━━━━━ GIVEN DATA ━━━━━
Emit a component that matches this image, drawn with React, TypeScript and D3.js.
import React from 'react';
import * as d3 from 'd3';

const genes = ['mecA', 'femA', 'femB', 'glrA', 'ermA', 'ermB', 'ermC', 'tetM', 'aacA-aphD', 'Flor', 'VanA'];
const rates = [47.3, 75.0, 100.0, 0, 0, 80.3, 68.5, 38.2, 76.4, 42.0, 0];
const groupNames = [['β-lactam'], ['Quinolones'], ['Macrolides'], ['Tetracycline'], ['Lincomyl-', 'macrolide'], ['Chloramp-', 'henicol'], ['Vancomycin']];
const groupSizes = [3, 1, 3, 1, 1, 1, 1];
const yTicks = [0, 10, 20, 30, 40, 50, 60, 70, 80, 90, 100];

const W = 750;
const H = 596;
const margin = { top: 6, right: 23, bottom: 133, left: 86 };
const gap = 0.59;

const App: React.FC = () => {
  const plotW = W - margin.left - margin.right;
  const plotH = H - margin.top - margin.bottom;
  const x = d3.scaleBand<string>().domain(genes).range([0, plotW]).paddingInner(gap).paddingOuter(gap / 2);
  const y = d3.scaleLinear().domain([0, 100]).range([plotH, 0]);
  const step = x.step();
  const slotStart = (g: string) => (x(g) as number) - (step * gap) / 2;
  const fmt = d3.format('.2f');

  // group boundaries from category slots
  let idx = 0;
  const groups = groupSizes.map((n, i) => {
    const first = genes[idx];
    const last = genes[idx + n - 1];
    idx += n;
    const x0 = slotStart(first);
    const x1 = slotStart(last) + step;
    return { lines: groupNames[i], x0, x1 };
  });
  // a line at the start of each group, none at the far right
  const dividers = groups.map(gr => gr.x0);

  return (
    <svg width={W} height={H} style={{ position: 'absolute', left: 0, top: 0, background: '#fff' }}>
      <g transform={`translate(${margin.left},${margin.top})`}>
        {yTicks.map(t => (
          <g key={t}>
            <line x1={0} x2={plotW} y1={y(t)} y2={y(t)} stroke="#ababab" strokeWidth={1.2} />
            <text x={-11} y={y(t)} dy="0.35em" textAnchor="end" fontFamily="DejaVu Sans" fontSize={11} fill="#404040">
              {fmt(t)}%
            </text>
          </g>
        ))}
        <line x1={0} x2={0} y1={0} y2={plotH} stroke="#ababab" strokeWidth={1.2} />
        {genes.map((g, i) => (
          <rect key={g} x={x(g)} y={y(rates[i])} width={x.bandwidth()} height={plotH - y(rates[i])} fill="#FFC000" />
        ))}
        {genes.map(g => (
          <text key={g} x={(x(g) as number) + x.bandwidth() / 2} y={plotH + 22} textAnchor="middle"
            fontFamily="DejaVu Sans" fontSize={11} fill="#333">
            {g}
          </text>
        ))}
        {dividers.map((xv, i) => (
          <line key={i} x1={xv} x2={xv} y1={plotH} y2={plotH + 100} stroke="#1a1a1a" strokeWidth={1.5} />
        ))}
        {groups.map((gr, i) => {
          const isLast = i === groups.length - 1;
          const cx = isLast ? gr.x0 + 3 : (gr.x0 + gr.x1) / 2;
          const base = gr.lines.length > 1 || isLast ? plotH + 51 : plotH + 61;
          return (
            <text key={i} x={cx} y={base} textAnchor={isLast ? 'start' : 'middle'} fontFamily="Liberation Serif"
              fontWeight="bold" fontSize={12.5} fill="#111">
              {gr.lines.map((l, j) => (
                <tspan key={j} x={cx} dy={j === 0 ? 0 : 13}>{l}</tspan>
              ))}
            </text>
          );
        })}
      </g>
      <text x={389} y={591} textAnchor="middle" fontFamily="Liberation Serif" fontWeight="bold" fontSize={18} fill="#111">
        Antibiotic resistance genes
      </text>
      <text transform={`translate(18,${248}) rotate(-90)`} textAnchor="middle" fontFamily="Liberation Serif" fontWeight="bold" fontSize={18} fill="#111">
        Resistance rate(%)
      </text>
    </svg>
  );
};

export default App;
━━━━━
Go through the listing and copy all of it exactly.

SOLUTION BELOW →
Emit a component that matches this image, drawn with React, TypeScript and D3.js.
import React from 'react';
import * as d3 from 'd3';

const genes = ['mecA', 'femA', 'femB', 'glrA', 'ermA', 'ermB', 'ermC', 'tetM', 'aacA-aphD', 'Flor', 'VanA'];
const rates = [47.3, 75.0, 100.0, 0, 0, 80.3, 68.5, 38.2, 76.4, 42.0, 0];
const groupNames = [['β-lactam'], ['Quinolones'], ['Macrolides'], ['Tetracycline'], ['Lincomyl-', 'macrolide'], ['Chloramp-', 'henicol'], ['Vancomycin']];
const groupSizes = [3, 1, 3, 1, 1, 1, 1];
const yTicks = [0, 10, 20, 30, 40, 50, 60, 70, 80, 90, 100];

const W = 750;
const H = 596;
const margin = { top: 6, right: 23, bottom: 133, left: 86 };
const gap = 0.59;

const App: React.FC = () => {
  const plotW = W - margin.left - margin.right;
  const plotH = H - margin.top - margin.bottom;
  const x = d3.scaleBand<string>().domain(genes).range([0, plotW]).paddingInner(gap).paddingOuter(gap / 2);
  const y = d3.scaleLinear().domain([0, 100]).range([plotH, 0]);
  const step = x.step();
  const slotStart = (g: string) => (x(g) as number) - (step * gap) / 2;
  const fmt = d3.format('.2f');

  // group boundaries from category slots
  let idx = 0;
  const groups = groupSizes.map((n, i) => {
    const first = genes[idx];
    const last = genes[idx + n - 1];
    idx += n;
    const x0 = slotStart(first);
    const x1 = slotStart(last) + step;
    return { lines: groupNames[i], x0, x1 };
  });
  // a line at the start of each group, none at the far right
  const dividers = groups.map(gr => gr.x0);

  return (
    <svg width={W} height={H} style={{ position: 'absolute', left: 0, top: 0, background: '#fff' }}>
      <g transform={`translate(${margin.left},${margin.top})`}>
        {yTicks.map(t => (
          <g key={t}>
            <line x1={0} x2={plotW} y1={y(t)} y2={y(t)} stroke="#ababab" strokeWidth={1.2} />
            <text x={-11} y={y(t)} dy="0.35em" textAnchor="end" fontFamily="DejaVu Sans" fontSize={11} fill="#404040">
              {fmt(t)}%
            </text>
          </g>
        ))}
        <line x1={0} x2={0} y1={0} y2={plotH} stroke="#ababab" strokeWidth={1.2} />
        {genes.map((g, i) => (
          <rect key={g} x={x(g)} y={y(rates[i])} width={x.bandwidth()} height={plotH - y(rates[i])} fill="#FFC000" />
        ))}
        {genes.map(g => (
          <text key={g} x={(x(g) as number) + x.bandwidth() / 2} y={plotH + 22} textAnchor="middle"
            fontFamily="DejaVu Sans" fontSize={11} fill="#333">
            {g}
          </text>
        ))}
        {dividers.map((xv, i) => (
          <line key={i} x1={xv} x2={xv} y1={plotH} y2={plotH + 100} stroke="#1a1a1a" strokeWidth={1.5} />
        ))}
        {groups.map((gr, i) => {
          const isLast = i === groups.length - 1;
          const cx = isLast ? gr.x0 + 3 : (gr.x0 + gr.x1) / 2;
          const base = gr.lines.length > 1 || isLast ? plotH + 51 : plotH + 61;
          return (
            <text key={i} x={cx} y={base} textAnchor={isLast ? 'start' : 'middle'} fontFamily="Liberation Serif"
              fontWeight="bold" fontSize={12.5} fill="#111">
              {gr.lines.map((l, j) => (
                <tspan key={j} x={cx} dy={j === 0 ? 0 : 13}>{l}</tspan>
              ))}
            </text>
          );
        })}
      </g>
      <text x={389} y={591} textAnchor="middle" fontFamily="Liberation Serif" fontWeight="bold" fontSize={18} fill="#111">
        Antibiotic resistance genes
      </text>
      <text transform={`translate(18,${248}) rotate(-90)`} textAnchor="middle" fontFamily="Liberation Serif" fontWeight="bold" fontSize={18} fill="#111">
        Resistance rate(%)
      </text>
    </svg>
  );
};

export default App;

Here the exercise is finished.